As shown in Table 2, the NIST SD10, SOCOFing, and CASIA datasets exhibit significant differences in terms of image quality (NFIQ2.0 scores), image resolution, and regional sources. The Earth Mover’s Distance (EMD) heatmap and the t-SNE visualization in Fig. 4 quantify these distributional differences based on feature characteristics, illustrating the degrees of similarity and divergence between the datasets. Higher EMD values, or darker regions, indicate greater distributional differences between datasets. Each of the three datasets is assigned to a separate client, where data is processed for feature extraction and comparison. In the t-SNE plot, the features of each client dataset are represented by different colored dots, with minimal overlap between clusters, reflecting significant feature heterogeneity. This shows that each dataset has substantial differences at the feature level, and these differences will affect the overall accuracy and generalization ability of the model.

In our research, we consider each finger as a separate classification class. We utilize the SOCOFing and NIST SD10 datasets, which provide one fingerprint per finger per subject, and the CASIA dataset, which provides multiple fingerprints per finger. We choose one fingerprint per finger for our experiments to simplify data processing and ensure equitable fingerprint selection. This approach facilitates consistent experimental analysis.

We divide each client’s data into training and testing sets at a 4:1 ratio, with one-fifth of the training set randomly chosen as a validation set to tune model weights during global updates. We label fingerprint pairs (x1,x2) as 1 if they belong to the same finger (true pair) and 0 if not (false pair). We generate numerous fingerprint pairs and their corresponding labels using the training dataset. For testing, we create two types of fingerprint test sample pairs for each client. Each test sample pair consists of a fingerprint from the template library, a reference fingerprint, and a query fingerprint, which matches the fingerprint in the template library for verification. To comprehensively evaluate system performance, we generate all possible matching pairs. capping the generation of incorrect match pairs at 10,000 to maintain computational efficiency. The system is designed to detect correct and incorrect matches accurately.

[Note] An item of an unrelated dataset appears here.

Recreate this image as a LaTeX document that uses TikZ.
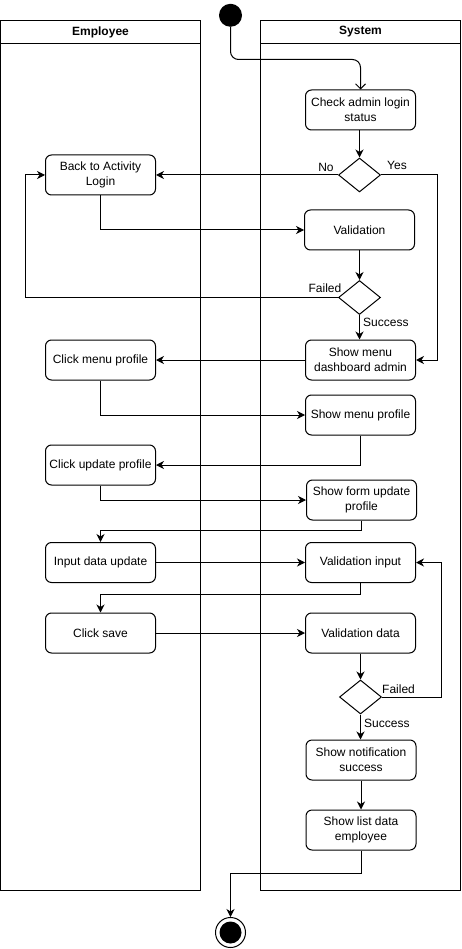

Our model employs a Siamese network with two CNNs that share weights, trained using a contrastive loss function. We use a learning rate of 0.0003 and the Adam Optimizer. We set the batch size at 32. We conduct 1000 training epochs, 20 communication rounds, and 5 local epochs for single dataset experiments. For cross-dataset generalization, we extend training to 2000 epochs and 40 communication rounds, with a coefficient of 0.5 applied to process the difference image.